Your view: calling for better mobile signal

Our debate about bad mobile phone coverage got a good reception (stop groaning at my pun!) this week. Read how Wavechange helped Lee Beaumont stop leaning out of his window just to get a good signal.

Lee Beaumont shared that he’s not having a good time with his mobile:

‘In my home I get no signal at all apart from my bedroom window, so I keep my mobile on the window sill and when I need to make a call, or when someone calls me I stand on the sill and pop my head out of the window. I must look like a right fool to people walking down my street. But I don’t moan about it, after all I get such a good deal – something needed to give and it was the signal.’

Wavechange shared this advice:

‘As far as I am aware, mobile phone companies are sympathetic to those who struggle to make and receive calls from home.

Signal boosters are available for home users who have problems in their home. They are not cheap but some users have managed to acquire one free of charge. I know you like challenges, Lee, so perhaps try and get hold of one at no cost.’

Just three hours later and Lee was back with this update:

‘I have been contacted by Three via Twitter and they are sending me one of those booster box things that will connect to the internet.

‘My friend who lives next door is also on Three so the box will be connected to his internet and will help both me and him. Thanks Three… and Which? for posting this story.’

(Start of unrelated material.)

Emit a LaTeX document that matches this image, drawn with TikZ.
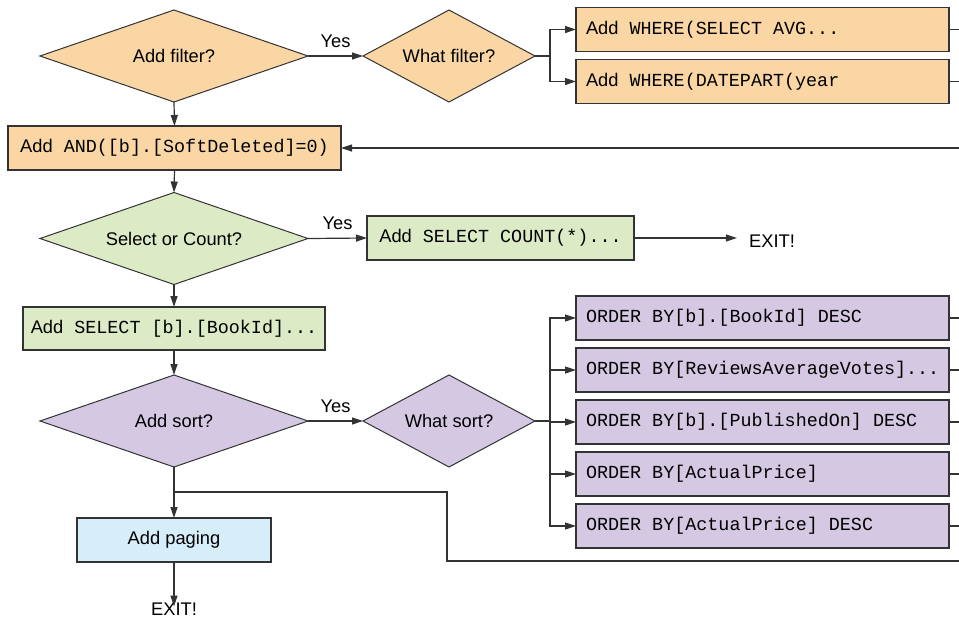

Should networks work together?

And thanks to Wavechange! We’re continuing the Wavechange love in by awarding him our Comment of the Week for his musings on whether there’s another way to ensure better mobile coverage:

‘If a customer withdraws money from a ‘free’ ATM, they don’t need to go to one operated by their own bank. From the customers’ point of view this works very well and the banks deserve praise for giving us a service that is very useful. Perhaps banks reimburse each other where customers use an ATM managed by another bank, but as a customer, I don’t need to know.

‘As a mobile phone and mobile broadband user, I want a connection and I don’t care how it happens. It is to the benefit of all consumers for the networks to work together. We know that it is technically possible because networks have been shared for emergency calls for the past five years.’

What do you think about Wavechange’s suggestion?

Comments
Member

I have been looking at Vodafone’s coverage map for a village that I visit weekly except in the winter months. When I saw that 4G coverage is available, at least outdoors, I assumed that a new transmitter had been erected.

I checked yesterday and found that it is still difficult to get a reliable connection to make a phone call, which has been the case for years.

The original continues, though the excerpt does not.